Dear Friends,
Happy Valentine’s Day to each of you and to all the people who make your heart happy. Here are some thoughts about this cultural winter celebration which reveals the Holy One, too.
Valentine was a real person who lived in Rome in the third century. He was a priest and a physician who was beheaded in a religious persecution. The date was February 14. Valentine caught the attention of people in medieval times. Myths grew up around him and the belief was common that birds began to mate on February 14, the date of his martyrdom. This gave rise to the custom of sending Valentines on this day.
In its historical context, Valentine’s Day was meant for lovers: someone would send a Valentine in the hopes of enticing the recipient to think of the sender in a new way. Valentines celebrated a budding love, a faithful love, a new love.
But Valentine’s Day has also become a time when friendship, too, is celebrated. In friendship, when two hearts beat in time, words are superfluous, secrets are kept and comfort given. Friendship arises between people unbidden, sees us through turbulent times and makes us secure.
Friendship is an unlikely thing to find in an inconstant, inconsistent world. The wonder of friendship is that it is God’s gift to a broken world, a truly “amazing grace” that defies the laws of likelihood and challenges changes that are thought impossible. It is remarkable how friends can create something where there was once nothing.
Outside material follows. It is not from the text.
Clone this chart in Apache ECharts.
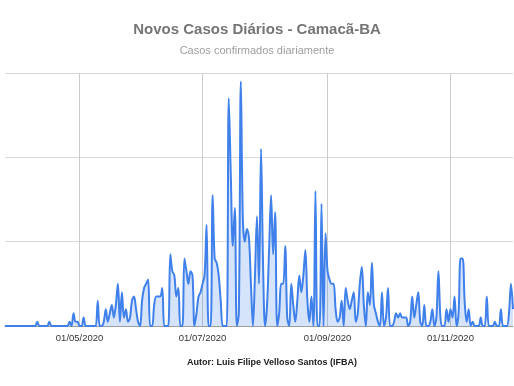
<!DOCTYPE html>
<html>
<head>
<meta charset="utf-8">
<script src="https://cdn.jsdelivr.net/npm/echarts@6/dist/echarts.min.js"></script>
<style>html,body{margin:0;padding:0;background:#fff}#c{width:514px;height:386px}</style>
</head>
<body>
<div id="c"></div>
<script>
// Daily new cases, starting 25/03/2020
const startDate = '2020-03-25';
const novosCasos = [
  0,0,0,0,0,0,0,0,0,0,0,0,0,0,0,0, 1, 0,0,0,0,0, 1, 0,0,0,0,0,0,0,0,0,
  1,0,3,1,1,0,0,2, 0,0,0,0,0,0,
  6,0,0,1,4,1,3,5,2,5,10,1,8,2,4,1,2,6,7,4,1,0,6,9,10,11,0,0,
  5,7,7,7,9,0,0,0,17,13,12,7,9,0,0,16,13,10,13,12,0,3,7,8,10,12,24,0,0,
  31,16,15,12,6,0,0,0,54,36,19,28,0,3,58,25,20,23,21,10,0,12,26,10,42,15,0,5,18,
  31,17,27,0,3,10,10,19,2,0,10,5,1,6,12,8,12,18,6,1,7,0,32,0,0,29,0,22,
  13,11,10,10,4,1,2,6,0,9,6,4,6,8,1,3,10,14,5,0,8,5,15,5,3,1,0,8,0,2,9,0,0,
  1,3,2,3,2,2,2,0,1,7,2,5,8,1,0,5,0,0,1,4,0,2,13,2,0,0,4,1,4,2,7,0,3,16,16,6,1,
  4,0,1,0,0,0,2,0,0,7,0,0,0,1,0,0,4,0,0,0,3,10,4
];
const tickLabels = ['01/05/2020','01/07/2020','01/09/2020','01/11/2020'];
const titleText = 'Novos Casos Diários - Camacã-BA';
const subtitleText = 'Casos confirmados diariamente';
const authorText = 'Autor: Luis Filipe Velloso Santos (IFBA)';

function pad(n){return (n<10?'0':'')+n;}
const categories = [];
{
  const d0 = new Date(startDate + 'T12:00:00Z');
  for (let i = 0; i < novosCasos.length; i++) {
    const d = new Date(d0.getTime() + i*86400000);
    categories.push(pad(d.getUTCDate()) + '/' + pad(d.getUTCMonth()+1) + '/' + d.getUTCFullYear());
  }
}
const showTick = (idx, val) => tickLabels.indexOf(categories[idx]) >= 0;

const chart = echarts.init(document.getElementById('c'), null, {renderer:'canvas'});
chart.setOption({
  animation: false,
  backgroundColor: '#ffffff',
  textStyle: {fontFamily: 'Liberation Sans, Arial, sans-serif'},
  title: [
    {text: titleText, left: 'center', top: 17,
     textStyle: {fontSize: 15, fontWeight: 'bold', color: '#757575', fontFamily: 'Liberation Sans, Arial, sans-serif'}},
    {text: subtitleText, left: 'center', top: 40,
     textStyle: {fontSize: 11, fontWeight: 'normal', color: '#9e9e9e', fontFamily: 'Liberation Sans, Arial, sans-serif'}},
    {text: authorText, left: 267, textAlign: 'center', top: 353,
     textStyle: {fontSize: 9, fontWeight: 'bold', color: '#222', fontFamily: 'Liberation Sans, Arial, sans-serif'}}
  ],
  grid: {left: 5, right: 1, top: 73, bottom: 60, containLabel: false},
  xAxis: {
    type: 'category',
    data: categories,
    boundaryGap: false,
    axisLine: {show: true, lineStyle: {color: '#9e9e9e', width: 1}},
    axisTick: {show: false},
    axisLabel: {interval: showTick, color: '#333', fontSize: 9.5, margin: 7,
                fontFamily: 'Liberation Sans, Arial, sans-serif'},
    splitLine: {show: true, interval: showTick, lineStyle: {color: '#cccccc', width: 1}}
  },
  yAxis: {
    type: 'value', min: 0, max: 60, interval: 20,
    axisLabel: {show: false}, axisLine: {show: false}, axisTick: {show: false},
    splitLine: {lineStyle: {color: '#d9d9d9', width: 1}}
  },
  series: [{
    type: 'line',
    data: novosCasos,
    smooth: 0.35,
    symbol: 'none',
    lineStyle: {color: '#3f80ea', width: 2},
    areaStyle: {color: 'rgba(63,128,234,0.3)'}
  }]
});
</script>
</body>
</html>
The Gospel can be read as a story of great friendship. Jesus did not wish to work alone. At the very beginning, Jesus chose others to walk with him – first Simon Peter, Andrew, James and John. Later Mary Magdalen joined him as well as Joanna and Susanna. There were others, too. Friendship brought together a most unlikely collection of people – with Jesus at the center.
Jesus taught them that they could have a new relationship with God. He taught them to love people and to put things in their proper place. Jesus taught them by his example: compassion not pity, inclusion rather than rejection. It was in their daily living with Jesus that they grew to love him and one another. It is only in the daily living with the people of our world that we grow to love others as Jesus did.
Occasionally, we run across a person who is without friendship. Friendship for this person may be judged unnecessary, or dangerous or beyond control. Unpredictable. This person is like a splendid house filled with treasures – a house that is locked against everyone who might want to come in.
But friendship is available, not just to the perfect, but to every person who is willing to be open to it, work at it and not be afraid of the spills and hurts that are part of working out friendships.
In the warmth of someone’s friendship, we discover our hidden capacities and unsuspected values. Friends are like salt: they bring out the flavor in us. But please – don’t hold a friend too close, lest the fragile bud of friendship be squashed.
Friends like to think they choose each other. Perhaps. More likely, however, is that friends are given to us as reminders of God’s abiding love.
The columnist Colman McCarthy one Valentine’s Day wrote in The Washington Post: “It’s either an Irish mystic or poet who said that a friend is someone who knows the song in your heart and plays back the words when you forget how they go.” All week long, red hearts will appear everywhere we go, reminding us to love and offering some tokens of that love. If you have a few someones in your life who can’t remember the words of their song, sing it for them. It’s better than chocolates. And while you’re at it, sing a new song to the Lord, too.